- **REQUIREMENT**
Leaving the pictures out, print the lines from the first line of the listing through the line containing "const height = 331;", exactly as they read, and no others.

[BEGIN DATA BLOCK]

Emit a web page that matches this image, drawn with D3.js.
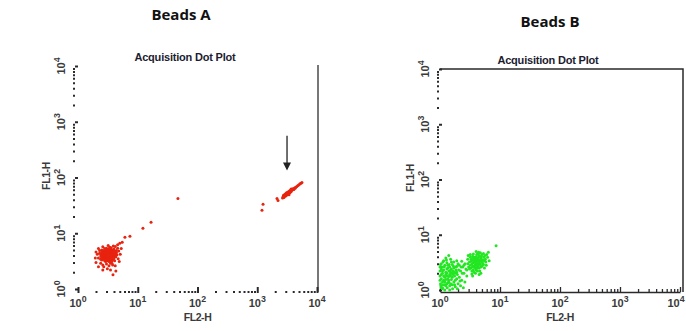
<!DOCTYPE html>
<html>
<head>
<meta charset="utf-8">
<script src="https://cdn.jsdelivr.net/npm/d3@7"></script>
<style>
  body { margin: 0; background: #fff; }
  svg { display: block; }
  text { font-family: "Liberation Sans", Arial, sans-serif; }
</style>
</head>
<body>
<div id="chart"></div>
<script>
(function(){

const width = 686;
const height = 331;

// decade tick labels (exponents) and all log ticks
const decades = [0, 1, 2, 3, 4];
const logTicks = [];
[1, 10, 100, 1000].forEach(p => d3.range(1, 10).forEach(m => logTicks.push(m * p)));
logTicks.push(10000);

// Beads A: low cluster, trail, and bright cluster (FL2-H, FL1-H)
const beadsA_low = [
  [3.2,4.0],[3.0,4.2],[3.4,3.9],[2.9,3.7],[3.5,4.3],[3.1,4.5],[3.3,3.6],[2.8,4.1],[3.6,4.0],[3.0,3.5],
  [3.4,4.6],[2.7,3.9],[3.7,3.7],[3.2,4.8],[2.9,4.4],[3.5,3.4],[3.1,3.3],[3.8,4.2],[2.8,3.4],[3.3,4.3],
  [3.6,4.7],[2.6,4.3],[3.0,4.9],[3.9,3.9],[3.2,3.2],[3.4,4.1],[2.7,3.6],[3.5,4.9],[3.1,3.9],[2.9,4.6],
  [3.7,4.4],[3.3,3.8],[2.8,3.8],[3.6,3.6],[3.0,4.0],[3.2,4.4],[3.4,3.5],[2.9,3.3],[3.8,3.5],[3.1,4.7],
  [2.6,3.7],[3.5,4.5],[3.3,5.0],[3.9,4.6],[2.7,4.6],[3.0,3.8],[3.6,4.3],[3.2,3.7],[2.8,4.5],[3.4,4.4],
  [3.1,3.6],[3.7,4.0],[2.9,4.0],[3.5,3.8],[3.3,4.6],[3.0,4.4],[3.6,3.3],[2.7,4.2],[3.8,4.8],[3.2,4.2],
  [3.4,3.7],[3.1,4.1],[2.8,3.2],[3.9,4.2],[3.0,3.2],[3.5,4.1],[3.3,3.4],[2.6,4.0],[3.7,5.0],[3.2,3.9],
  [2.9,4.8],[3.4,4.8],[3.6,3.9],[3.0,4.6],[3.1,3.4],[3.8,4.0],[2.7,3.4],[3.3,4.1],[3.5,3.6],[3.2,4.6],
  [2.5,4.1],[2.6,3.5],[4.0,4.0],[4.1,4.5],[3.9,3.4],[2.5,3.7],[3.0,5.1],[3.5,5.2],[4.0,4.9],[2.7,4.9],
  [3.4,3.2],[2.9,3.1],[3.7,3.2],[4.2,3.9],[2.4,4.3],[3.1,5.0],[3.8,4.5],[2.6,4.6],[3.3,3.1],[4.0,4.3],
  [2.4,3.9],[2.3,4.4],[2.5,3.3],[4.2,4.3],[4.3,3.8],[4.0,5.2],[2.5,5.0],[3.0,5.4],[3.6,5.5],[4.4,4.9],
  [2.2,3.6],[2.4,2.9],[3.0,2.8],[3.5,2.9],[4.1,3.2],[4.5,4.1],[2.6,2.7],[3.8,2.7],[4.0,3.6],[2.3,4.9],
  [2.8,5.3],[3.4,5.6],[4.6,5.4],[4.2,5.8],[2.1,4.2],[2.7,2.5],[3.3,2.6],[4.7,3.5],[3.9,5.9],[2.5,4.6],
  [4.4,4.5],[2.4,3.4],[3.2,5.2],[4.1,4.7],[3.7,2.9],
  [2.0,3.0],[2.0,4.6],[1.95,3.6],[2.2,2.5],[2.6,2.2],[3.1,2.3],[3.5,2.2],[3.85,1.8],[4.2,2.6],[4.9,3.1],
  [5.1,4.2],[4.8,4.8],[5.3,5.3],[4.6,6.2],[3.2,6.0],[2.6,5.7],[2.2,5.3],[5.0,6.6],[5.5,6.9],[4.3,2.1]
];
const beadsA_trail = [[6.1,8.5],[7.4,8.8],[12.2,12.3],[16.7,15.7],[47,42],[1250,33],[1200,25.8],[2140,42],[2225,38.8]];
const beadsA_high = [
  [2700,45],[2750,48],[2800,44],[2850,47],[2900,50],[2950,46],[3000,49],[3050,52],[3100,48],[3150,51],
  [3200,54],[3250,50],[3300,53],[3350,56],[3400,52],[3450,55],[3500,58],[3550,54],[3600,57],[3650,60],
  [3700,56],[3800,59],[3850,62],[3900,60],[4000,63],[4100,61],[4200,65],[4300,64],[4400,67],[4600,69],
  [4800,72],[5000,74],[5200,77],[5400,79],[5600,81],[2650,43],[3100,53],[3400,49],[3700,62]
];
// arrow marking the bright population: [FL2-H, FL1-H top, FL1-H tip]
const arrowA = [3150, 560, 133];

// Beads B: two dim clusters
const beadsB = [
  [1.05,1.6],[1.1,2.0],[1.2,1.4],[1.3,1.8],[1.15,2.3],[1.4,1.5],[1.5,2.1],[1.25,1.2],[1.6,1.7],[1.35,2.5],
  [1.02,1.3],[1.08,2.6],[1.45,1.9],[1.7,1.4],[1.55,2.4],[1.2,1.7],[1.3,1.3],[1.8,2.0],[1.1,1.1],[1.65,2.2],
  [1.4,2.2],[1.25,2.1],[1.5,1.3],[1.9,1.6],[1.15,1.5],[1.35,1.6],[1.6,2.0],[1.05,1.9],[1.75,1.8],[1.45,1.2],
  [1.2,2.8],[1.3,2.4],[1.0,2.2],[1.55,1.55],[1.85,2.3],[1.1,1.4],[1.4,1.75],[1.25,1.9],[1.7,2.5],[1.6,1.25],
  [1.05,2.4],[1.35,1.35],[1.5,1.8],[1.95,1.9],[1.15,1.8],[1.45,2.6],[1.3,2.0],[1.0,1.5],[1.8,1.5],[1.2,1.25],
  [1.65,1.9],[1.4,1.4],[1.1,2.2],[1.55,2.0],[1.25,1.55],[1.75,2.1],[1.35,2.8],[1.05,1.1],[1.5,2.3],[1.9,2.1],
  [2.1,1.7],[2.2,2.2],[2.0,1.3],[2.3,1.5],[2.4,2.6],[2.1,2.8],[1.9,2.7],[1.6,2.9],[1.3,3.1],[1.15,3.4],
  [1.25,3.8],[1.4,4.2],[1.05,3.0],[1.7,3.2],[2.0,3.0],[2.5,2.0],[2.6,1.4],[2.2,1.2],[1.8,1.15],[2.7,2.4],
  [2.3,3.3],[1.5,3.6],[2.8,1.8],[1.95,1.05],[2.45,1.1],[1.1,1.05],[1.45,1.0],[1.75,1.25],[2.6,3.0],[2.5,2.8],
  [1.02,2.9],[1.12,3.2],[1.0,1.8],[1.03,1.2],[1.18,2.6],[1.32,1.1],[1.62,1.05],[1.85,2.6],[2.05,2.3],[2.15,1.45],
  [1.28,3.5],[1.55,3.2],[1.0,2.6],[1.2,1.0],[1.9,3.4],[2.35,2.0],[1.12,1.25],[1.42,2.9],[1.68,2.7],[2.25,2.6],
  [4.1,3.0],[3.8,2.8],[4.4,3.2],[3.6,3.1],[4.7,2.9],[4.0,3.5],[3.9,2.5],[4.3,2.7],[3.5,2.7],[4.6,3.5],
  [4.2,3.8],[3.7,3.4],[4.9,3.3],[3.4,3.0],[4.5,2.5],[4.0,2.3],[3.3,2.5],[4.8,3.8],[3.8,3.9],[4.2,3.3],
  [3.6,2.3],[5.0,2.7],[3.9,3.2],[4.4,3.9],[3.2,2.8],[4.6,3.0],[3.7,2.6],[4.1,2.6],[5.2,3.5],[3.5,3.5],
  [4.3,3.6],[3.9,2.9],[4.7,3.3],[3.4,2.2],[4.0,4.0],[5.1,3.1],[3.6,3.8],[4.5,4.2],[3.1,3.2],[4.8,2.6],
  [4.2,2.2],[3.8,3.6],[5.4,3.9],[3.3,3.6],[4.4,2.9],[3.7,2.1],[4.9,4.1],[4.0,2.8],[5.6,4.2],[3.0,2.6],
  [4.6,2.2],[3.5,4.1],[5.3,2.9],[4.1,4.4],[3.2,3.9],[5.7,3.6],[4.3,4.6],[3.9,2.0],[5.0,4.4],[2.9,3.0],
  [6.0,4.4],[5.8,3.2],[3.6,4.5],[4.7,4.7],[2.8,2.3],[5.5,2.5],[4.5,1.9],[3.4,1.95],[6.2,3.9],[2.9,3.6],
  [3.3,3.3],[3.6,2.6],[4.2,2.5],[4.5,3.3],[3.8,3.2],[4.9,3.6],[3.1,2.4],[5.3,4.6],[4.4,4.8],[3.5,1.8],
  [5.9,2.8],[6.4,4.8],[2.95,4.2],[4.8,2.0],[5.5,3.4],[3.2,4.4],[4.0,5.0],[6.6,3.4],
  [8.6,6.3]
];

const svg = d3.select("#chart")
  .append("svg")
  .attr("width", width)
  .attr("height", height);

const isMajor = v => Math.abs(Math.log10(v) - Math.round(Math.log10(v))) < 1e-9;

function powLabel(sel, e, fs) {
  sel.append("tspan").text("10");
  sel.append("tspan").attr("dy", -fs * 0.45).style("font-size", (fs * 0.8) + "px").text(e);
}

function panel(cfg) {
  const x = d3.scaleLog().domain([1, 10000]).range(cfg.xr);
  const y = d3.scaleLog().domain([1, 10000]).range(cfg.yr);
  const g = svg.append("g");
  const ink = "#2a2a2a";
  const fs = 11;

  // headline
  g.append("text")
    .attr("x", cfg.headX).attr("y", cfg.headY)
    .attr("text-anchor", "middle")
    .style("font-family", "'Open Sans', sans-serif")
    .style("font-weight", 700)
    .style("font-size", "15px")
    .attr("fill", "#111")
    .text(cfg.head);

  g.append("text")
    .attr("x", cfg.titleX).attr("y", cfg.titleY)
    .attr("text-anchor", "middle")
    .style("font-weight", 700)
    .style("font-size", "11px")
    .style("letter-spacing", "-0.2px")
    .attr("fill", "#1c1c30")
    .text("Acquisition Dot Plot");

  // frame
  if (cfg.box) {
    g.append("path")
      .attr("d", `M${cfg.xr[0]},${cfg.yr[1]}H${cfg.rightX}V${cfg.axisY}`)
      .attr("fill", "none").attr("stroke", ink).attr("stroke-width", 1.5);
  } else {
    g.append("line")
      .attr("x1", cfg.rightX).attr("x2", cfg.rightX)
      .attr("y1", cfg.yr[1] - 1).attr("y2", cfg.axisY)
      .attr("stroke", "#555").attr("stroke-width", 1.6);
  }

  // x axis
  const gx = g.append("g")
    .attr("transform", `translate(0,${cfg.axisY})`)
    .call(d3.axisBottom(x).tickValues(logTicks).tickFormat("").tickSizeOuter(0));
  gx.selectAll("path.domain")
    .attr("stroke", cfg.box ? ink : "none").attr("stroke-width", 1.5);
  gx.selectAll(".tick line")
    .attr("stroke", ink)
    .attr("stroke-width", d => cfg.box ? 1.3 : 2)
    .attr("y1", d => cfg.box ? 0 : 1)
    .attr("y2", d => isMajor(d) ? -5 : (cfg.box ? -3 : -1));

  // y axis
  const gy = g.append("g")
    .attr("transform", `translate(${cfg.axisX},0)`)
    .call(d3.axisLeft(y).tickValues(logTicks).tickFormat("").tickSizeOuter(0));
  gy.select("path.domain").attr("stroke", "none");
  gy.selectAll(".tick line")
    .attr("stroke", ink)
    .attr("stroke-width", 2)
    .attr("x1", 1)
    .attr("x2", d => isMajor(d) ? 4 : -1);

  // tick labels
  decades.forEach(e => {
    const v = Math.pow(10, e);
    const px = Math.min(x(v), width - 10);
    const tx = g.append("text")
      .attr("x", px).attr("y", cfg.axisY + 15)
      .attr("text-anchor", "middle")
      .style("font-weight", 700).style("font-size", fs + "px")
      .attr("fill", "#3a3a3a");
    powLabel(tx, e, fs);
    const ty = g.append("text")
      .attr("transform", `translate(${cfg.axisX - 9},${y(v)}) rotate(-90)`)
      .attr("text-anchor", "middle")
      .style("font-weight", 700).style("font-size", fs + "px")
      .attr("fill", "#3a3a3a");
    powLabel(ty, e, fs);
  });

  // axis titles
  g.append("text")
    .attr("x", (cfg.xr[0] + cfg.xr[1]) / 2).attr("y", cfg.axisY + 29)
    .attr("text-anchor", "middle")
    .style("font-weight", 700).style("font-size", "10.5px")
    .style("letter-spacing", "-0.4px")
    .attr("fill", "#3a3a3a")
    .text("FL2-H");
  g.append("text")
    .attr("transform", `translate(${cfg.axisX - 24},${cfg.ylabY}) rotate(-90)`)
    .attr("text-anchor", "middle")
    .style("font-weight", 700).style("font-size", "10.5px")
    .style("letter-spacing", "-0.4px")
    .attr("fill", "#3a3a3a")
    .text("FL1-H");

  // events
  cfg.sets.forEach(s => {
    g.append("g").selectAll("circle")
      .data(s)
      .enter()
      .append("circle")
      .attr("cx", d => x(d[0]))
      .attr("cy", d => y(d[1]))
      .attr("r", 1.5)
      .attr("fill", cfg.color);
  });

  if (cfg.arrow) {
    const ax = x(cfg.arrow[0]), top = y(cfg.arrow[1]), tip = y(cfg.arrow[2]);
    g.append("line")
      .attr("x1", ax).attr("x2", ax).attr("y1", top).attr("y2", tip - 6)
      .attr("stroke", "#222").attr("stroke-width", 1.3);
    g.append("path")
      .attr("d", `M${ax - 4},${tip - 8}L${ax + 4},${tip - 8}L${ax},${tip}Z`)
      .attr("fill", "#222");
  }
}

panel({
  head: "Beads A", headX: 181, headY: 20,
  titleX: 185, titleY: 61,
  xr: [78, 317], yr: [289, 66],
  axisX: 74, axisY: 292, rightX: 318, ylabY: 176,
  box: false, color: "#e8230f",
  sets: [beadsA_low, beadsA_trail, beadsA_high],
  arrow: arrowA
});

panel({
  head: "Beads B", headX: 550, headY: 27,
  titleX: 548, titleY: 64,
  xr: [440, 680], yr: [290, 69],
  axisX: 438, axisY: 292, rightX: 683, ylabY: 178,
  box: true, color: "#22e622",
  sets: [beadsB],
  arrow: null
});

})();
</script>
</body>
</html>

[END DATA BLOCK]

- **ANSWER FOR THE TASK**
Emit a web page that matches this image, drawn with D3.js.
<!DOCTYPE html>
<html>
<head>
<meta charset="utf-8">
<script src="https://cdn.jsdelivr.net/npm/d3@7"></script>
<style>
  body { margin: 0; background: #fff; }
  svg { display: block; }
  text { font-family: "Liberation Sans", Arial, sans-serif; }
</style>
</head>
<body>
<div id="chart"></div>
<script>
(function(){

const width = 686;
const height = 331;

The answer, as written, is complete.